FAILED: Execution Error, return code 3 from org.apache.hadoop.hive.ql.exec.mr.MapredLocalTask
Hive converted a join into a locally running and faster 'mapjoin', but ran out of memory while doing so.
maximum memory = 257949696
256Mb of memory is not quite enough
There are two bugs responsible for this.
Bug 1)
------
hives metric for converting joins miscalculated the required amount of memory. This is especially true for compressed files and ORC files, as hive uses the filesize as metric, but compressed tables require more memory in their uncompressed 'in memory representation'.
You could simply decrease 'hive.smalltable.filesize' to tune the metric, or increase 'hive.mapred.local.mem' to allow the allocation of more memory for map tasks.
The later option may lead to bug number two if you happen to have a affected hadoop version.
Bug 2)
Hive/Hadoop ignores 'hive.mapred.local.mem' !
(more exactly: bug in Hadoop 2.2 where hadoop-env.cmd sets the -xmx parameter multiple times, effectively overriding the user set hive.mapred.locla.mem setting.
see:
https://issues.apache.org/jira/browse/HADOOP-10245There are 3 workarounds for this bug:
1) assign more memory to the local! Hadoop JVM client (this is not! mapred.map.memory) because map-join child jvm will inherit the parents jvm settings
+In cloudera manager home, click on "hive" service,
+then on the hive service page click on "configuration"

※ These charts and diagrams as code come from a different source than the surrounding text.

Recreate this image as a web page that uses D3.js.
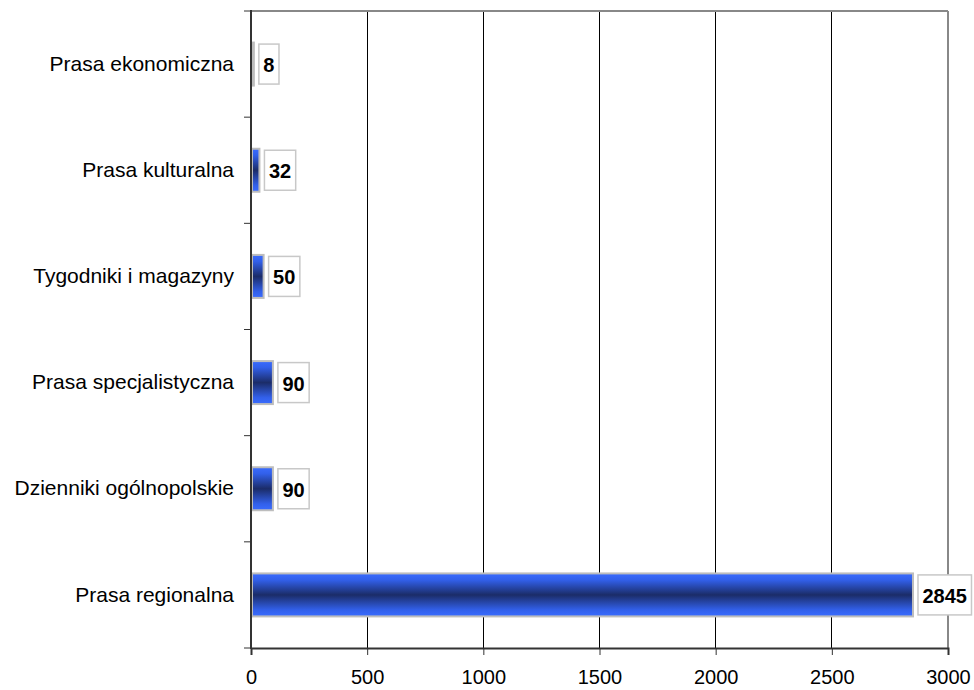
<!DOCTYPE html>
<html><head><meta charset="utf-8">
<script src="https://cdn.jsdelivr.net/npm/d3@7"></script>
<style>
html,body{margin:0;padding:0;background:#fff;}
svg{display:block;font-family:"Liberation Sans",Arial,sans-serif;}
</style></head>
<body>
<svg id="chart" width="974" height="690"></svg>
<script>
const categories = ["Prasa ekonomiczna","Prasa kulturalna","Tygodniki i magazyny","Prasa specjalistyczna","Dzienniki ogólnopolskie","Prasa regionalna"];
const values = [8, 32, 50, 90, 90, 2845];
const xTicks = [0, 500, 1000, 1500, 2000, 2500, 3000];

const W = 974, H = 690;
const m = {top: 11, right: 26, bottom: 42, left: 251};
const svg = d3.select("#chart");

const x = d3.scaleLinear().domain([0, 3000]).range([m.left, W - m.right]);
const y = d3.scaleBand().domain(categories).range([m.top, H - m.bottom]).padding(0);
const barH = y.bandwidth() * 0.405;

const defs = svg.append("defs");
const grad = defs.append("linearGradient").attr("id","barGrad").attr("x1",0).attr("y1",0).attr("x2",0).attr("y2",1);
grad.append("stop").attr("offset","0%").attr("stop-color","#3a6cff");
grad.append("stop").attr("offset","15%").attr("stop-color","#3260ea");
grad.append("stop").attr("offset","50%").attr("stop-color","#1b2c68");
grad.append("stop").attr("offset","85%").attr("stop-color","#3260ea");
grad.append("stop").attr("offset","100%").attr("stop-color","#3a6cff");

// gridlines
svg.append("g").selectAll("line").data(xTicks.filter(t => t > 0 && t < 3000)).join("line")
  .attr("x1", d => x(d)).attr("x2", d => x(d))
  .attr("y1", m.top).attr("y2", H - m.bottom)
  .attr("stroke", "#000").attr("stroke-width", 1).attr("shape-rendering","crispEdges");

// top & right border
svg.append("line").attr("x1", x(0)).attr("x2", x(3000)).attr("y1", m.top).attr("y2", m.top)
  .attr("stroke", "#888").attr("stroke-width", 2);
svg.append("line").attr("x1", x(3000)).attr("x2", x(3000)).attr("y1", m.top).attr("y2", H - m.bottom)
  .attr("stroke", "#888").attr("stroke-width", 2);

// bottom axis
const xAxis = svg.append("g").attr("transform", `translate(0,${H - m.bottom})`)
  .call(d3.axisBottom(x).tickValues(xTicks).tickSize(7).tickFormat(d3.format("d")));
xAxis.select(".domain").attr("stroke", "#333").attr("stroke-width", 2);
xAxis.selectAll(".tick line").attr("stroke", "#333").attr("stroke-width", 1);
xAxis.selectAll(".tick text").attr("y", 22).attr("font-size", 20).attr("fill", "#000")
  .attr("font-family", '"Liberation Sans",Arial,sans-serif');

// left axis labels
const yAxis = svg.append("g").attr("transform", `translate(${m.left},0)`)
  .call(d3.axisLeft(y).tickSize(0).tickPadding(17));
yAxis.select(".domain").remove();
yAxis.selectAll(".tick text").attr("font-size", 21).attr("fill", "#000")
  .attr("font-family", '"Liberation Sans",Arial,sans-serif');

// left boundary ticks
const bounds = categories.map(c => y(c)).concat([y(categories[categories.length - 1]) + y.bandwidth()]);
svg.append("g").selectAll("line").data(bounds).join("line")
  .attr("x1", m.left - 7).attr("x2", m.left).attr("y1", d => d).attr("y2", d => d)
  .attr("stroke", "#333").attr("stroke-width", 1);

// bars
const rows = categories.map((c, i) => ({cat: c, val: values[i]}));
svg.append("g").selectAll("rect").data(rows).join("rect")
  .attr("x", x(0) + 1)
  .attr("y", d => y(d.cat) + y.bandwidth() / 2 - barH / 2)
  .attr("width", d => Math.max(1, x(d.val) - x(0)))
  .attr("height", barH)
  .attr("fill", "url(#barGrad)")
  .attr("stroke", "#bdbdbd").attr("stroke-width", 2);

// left axis line (on top)
svg.append("line").attr("x1", m.left).attr("x2", m.left).attr("y1", m.top - 1).attr("y2", H - m.bottom + 1)
  .attr("stroke", "#333").attr("stroke-width", 2);

// value labels
const lab = svg.append("g").selectAll("g").data(rows).join("g");
lab.each(function(d) {
  const g = d3.select(this);
  const cy = y(d.cat) + y.bandwidth() / 2;
  const t = g.append("text").text(d.val)
    .attr("font-size", 20).attr("font-weight", "bold").attr("fill", "#000")
    .attr("dominant-baseline", "central");
  const tw = t.node().getComputedTextLength();
  const bx = x(d.val) + 6;
  const bw = tw + 9;
  g.insert("rect", "text").attr("x", bx).attr("y", cy - 20).attr("width", bw).attr("height", 40)
    .attr("fill", "#fff").attr("stroke", "#c8c8c8").attr("stroke-width", 1.5);
  t.attr("x", bx + 4.5).attr("y", cy + 1);
});
</script>
</body></html>
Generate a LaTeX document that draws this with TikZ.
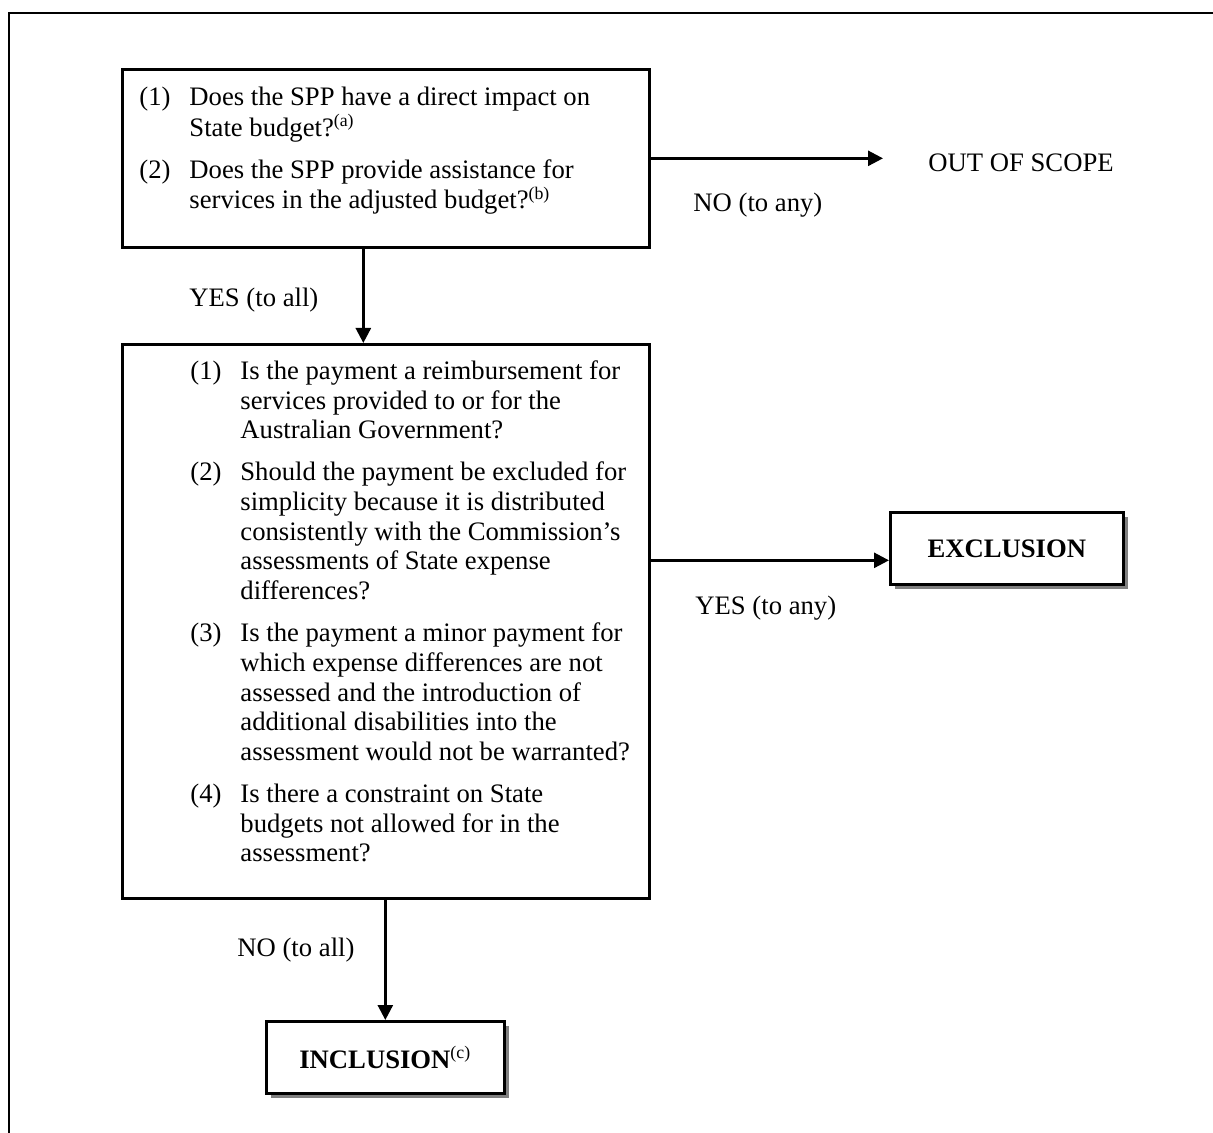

+Gateway base group --(expand)--> Resouce Management -> Client Java Heap Size in Bytes -> 1GB
2) reduce "hive.smalltable.filesize" to ~1MB or below (depends on your cluster settings for the local JVM)
3) turn off "hive.auto.convert.join" to prevent hive from converting the joins to a mapjoin.
The prefered solution is:1).If you can not increase your memory settings to high enougth values, you can additionaly employ workaround 2).
Workaround 3) is the last option. Turning off auto join convert implies a huge performance penalty.
2) & 3) can be set in Big-Bench/hive/hiveSettings.sql